The greenhouse is huge, 22.5 acres with plans to expand to 90 acres and it’s chock full of green tomatoes on the vine that will ripen up shortly. Truly Green is slated to produce 5.85 million kilograms of tomatoes this year in this new building which has only been growing tomatoes since July of 2013.

Their location across the street from Greenfield is no accident. The plan is to take nearly all of the waste heat and leftover CO2 from the ethanol plant and use it to grow tomatoes. There are pipes underground that will bring hot water over to a heat exchanger and send cold water back on a loop. They expect to turn this system on in the next 12 months.
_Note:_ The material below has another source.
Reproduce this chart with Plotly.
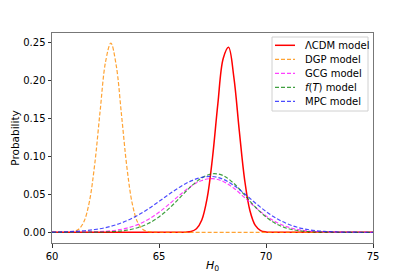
import plotly.graph_objects as go

# ---- data ----
lcdm_x = [60.0, 66.0, 66.25, 66.5, 66.75, 67.0, 67.25, 67.5, 67.75, 68.0, 68.25, 68.5,
          68.75, 69.0, 69.25, 69.5, 69.75, 70.0, 70.25, 70.5, 75.0]
lcdm_y = [0.0, 0.00002, 0.00018, 0.0010, 0.0046, 0.0161, 0.0448, 0.0981, 0.1689, 0.2286,
          0.2433, 0.2036, 0.1341, 0.0694, 0.0283, 0.0090, 0.0023, 0.0005, 0.00007, 0.00001, 0.0]

dgp_x = [60.0, 60.5, 60.75, 61.0, 61.25, 61.5, 61.75, 62.0, 62.25, 62.5, 62.75, 63.0,
         63.25, 63.5, 63.75, 64.0, 64.25, 64.5, 64.75, 65.0, 75.0]
dgp_y = [0.0, 0.00002, 0.00016, 0.0009, 0.0041, 0.0145, 0.0407, 0.0905, 0.1598, 0.2238,
         0.2490, 0.2197, 0.1539, 0.0856, 0.0378, 0.0132, 0.0037, 0.0008, 0.00014, 0.00002, 0.0]

broad_x = [60.0, 60.5, 61.0, 61.5, 62.0, 62.5, 63.0, 63.5, 64.0, 64.5, 65.0, 65.5, 66.0,
           66.5, 67.0, 67.5, 68.0, 68.5, 69.0, 69.5, 70.0, 70.5, 71.0, 71.5, 72.0, 72.5,
           73.0, 73.5, 74.0, 74.5, 75.0]
gcg_y = [0.00001, 0.00003, 0.00008, 0.00021, 0.00054, 0.00127, 0.00274, 0.00546, 0.0100,
         0.0169, 0.0263, 0.0377, 0.0498, 0.0607, 0.0682, 0.0706, 0.0669, 0.0579, 0.0457,
         0.0329, 0.0216, 0.0129, 0.0071, 0.0035, 0.0016, 0.00066, 0.00025, 0.00009,
         0.00003, 0.00001, 0.0]
ft_y = [0.0, 0.0, 0.00002, 0.00005, 0.00016, 0.00046, 0.00119, 0.0028, 0.0060, 0.0115,
        0.0202, 0.0321, 0.0462, 0.0604, 0.0716, 0.0770, 0.0746, 0.0642, 0.0491, 0.0333,
        0.0201, 0.0107, 0.0051, 0.0022, 0.0008, 0.00027, 0.00008, 0.00002, 0.0, 0.0, 0.0]
mpc_y = [0.00026, 0.00054, 0.00107, 0.00202, 0.00362, 0.00615, 0.00995, 0.01527, 0.02227,
         0.03083, 0.04054, 0.05062, 0.06003, 0.0676, 0.0723, 0.0734, 0.0697, 0.0616,
         0.0506, 0.0386, 0.0274, 0.0181, 0.0111, 0.0063, 0.00334, 0.00164, 0.00075,
         0.00032, 0.00013, 0.00005, 0.00002]

names = ["ΛCDM model", "DGP model", "GCG model", "<i>f</i>(<i>T</i>) model", "MPC model"]
x_ticks = [60, 65, 70, 75]
y_ticks = [0.0, 0.05, 0.10, 0.15, 0.20, 0.25]

# ---- styles ----
styles = [
    dict(color="red", width=1.5, dash="solid"),
    dict(color="rgba(255,140,0,0.8)", width=1.2, dash="4px,2px"),
    dict(color="rgba(255,0,255,0.75)", width=1.2, dash="4px,2px"),
    dict(color="rgba(0,128,0,0.75)", width=1.2, dash="4px,2px"),
    dict(color="rgba(30,30,255,0.8)", width=1.2, dash="4px,2px"),
]
series = [(lcdm_x, lcdm_y), (dgp_x, dgp_y), (broad_x, gcg_y), (broad_x, ft_y), (broad_x, mpc_y)]

fig = go.Figure()
for (xs, ys), nm, st in zip(series, names, styles):
    fig.add_trace(go.Scatter(x=xs, y=ys, name=nm, mode="lines", showlegend=False,
                             line=dict(shape="spline", **st)))

# page body has an 8px margin; plot area in window pixels: x 52..373, y 33..243
W, H = 407, 269
ML, MT = 44, 25
PW, PH = 321, 210
MR = W - ML - PW
MB = H - MT - PH


def px(xw):  # window px -> paper x
    return (xw - 52) / PW


def py(yw):  # window px -> paper y
    return (243 - yw) / PH


# ---- hand-drawn legend (matplotlib-like, compact) ----
fig.add_shape(type="rect", xref="paper", yref="paper",
              x0=px(272), x1=px(368), y0=py(111), y1=py(37),
              line=dict(color="#d0d0d0", width=1), fillcolor="rgba(255,255,255,0.85)",
              layer="above")
row_y = [45.3, 59.3, 73.3, 87.3, 101.3]
for nm, st, ry in zip(names, styles, row_y):
    fig.add_shape(type="line", xref="paper", yref="paper",
                  x0=px(275), x1=px(295), y0=py(ry), y1=py(ry),
                  line=dict(color=st["color"], width=st["width"], dash=st["dash"]),
                  layer="above")
    fig.add_annotation(x=px(302.5), y=py(ry), xref="paper", yref="paper", text=nm,
                       showarrow=False, xanchor="left", yanchor="middle",
                       font=dict(family="DejaVu Sans", size=10, color="black"))

axis_common = dict(showline=True, linecolor="#777", linewidth=1, mirror=True,
                   ticks="outside", ticklen=3.5, tickcolor="#333", tickwidth=1,
                   showgrid=False, zeroline=False, automargin=False,
                   tickfont=dict(family="DejaVu Sans", size=10, color="black"))

fig.update_layout(
    width=W, height=H,
    margin=dict(l=ML, r=MR, t=MT, b=MB),
    paper_bgcolor="white", plot_bgcolor="white",
    font=dict(family="DejaVu Sans", size=10, color="black"),
    xaxis=dict(range=[60, 75], tickvals=x_ticks, ticktext=[str(v) for v in x_ticks],
               title=dict(text="<i>H</i><sub>0</sub>", standoff=0,
                          font=dict(family="DejaVu Sans", size=11)),
               **axis_common),
    yaxis=dict(range=[-0.0141, 0.2622], tickvals=y_ticks,
               ticktext=[f"{v:.2f}" for v in y_ticks],
               title=dict(text="Probability", standoff=1,
                          font=dict(family="DejaVu Sans", size=10.5)),
               **axis_common),
    showlegend=False,
)

fig.write_html("out.html")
While Truly Green Farms is currently running two 1.25 megawatt natural gas boilers when they turn on the waste heat project it will cut their heating costs by 50 per cent. And when heating is 40 per cent of your total expenses that really helps the bottom line.

“It’s really a feel good story on a whole lot of different fronts,” says Devries as he explains just how tangled this amazing spider’s web of industrial integration is. Devries family farm operation is called Cedarline Farms and they produce corn, soybeans and wheat and they have a small beef feedlot operation.

The family farm sells corn to Greenfield Specialty Alcohols and buys distillers grain back to feed their cattle. Now they will take the heat and CO2 produced from making ethanol out of their corn to heat the Truly Green Farms greenhouse and to improve their tomato yield.

“Anytime I am going down the road and I see a stack coming out of a processing plant and I see steam coming out of it I say there is probably an opportunity somebody should be looking at,” says Devries.

Looking at smokestacks as opportunities instead of eyesores is how an industrial society thrives in the future and it’s also how you grow a greener, more energy efficient tomato.

71. Truly Green - Industrial Symbiosis

Sidebar: Waste CO2 finds a use as well

Tomatoes love CO2, it’s like airborne plant food. Truly Green currently harvests CO2 off its natural gas boilers. However, in the summertime when there is little need for additional heat they don’t have access to CO2 – the pipe from Greenfield solves that. The CO2 is leftover from Praxair and would otherwise just be vented to the atmosphere.

“We are going to be able to get a stream of CO2 whenever we want it, all the way through the summer time. We will be able to increase the levels of CO2 to the greenhouse at levels that have never been achieved before and then hopefully get a three to five per cent increase in yield,” says Devries.

Using the waste heat and the waste CO2 Devries sees a marketing opportunity for a “green” tomato. He’s betting that consumers will pay a premium for a more energy efficient, local tomato.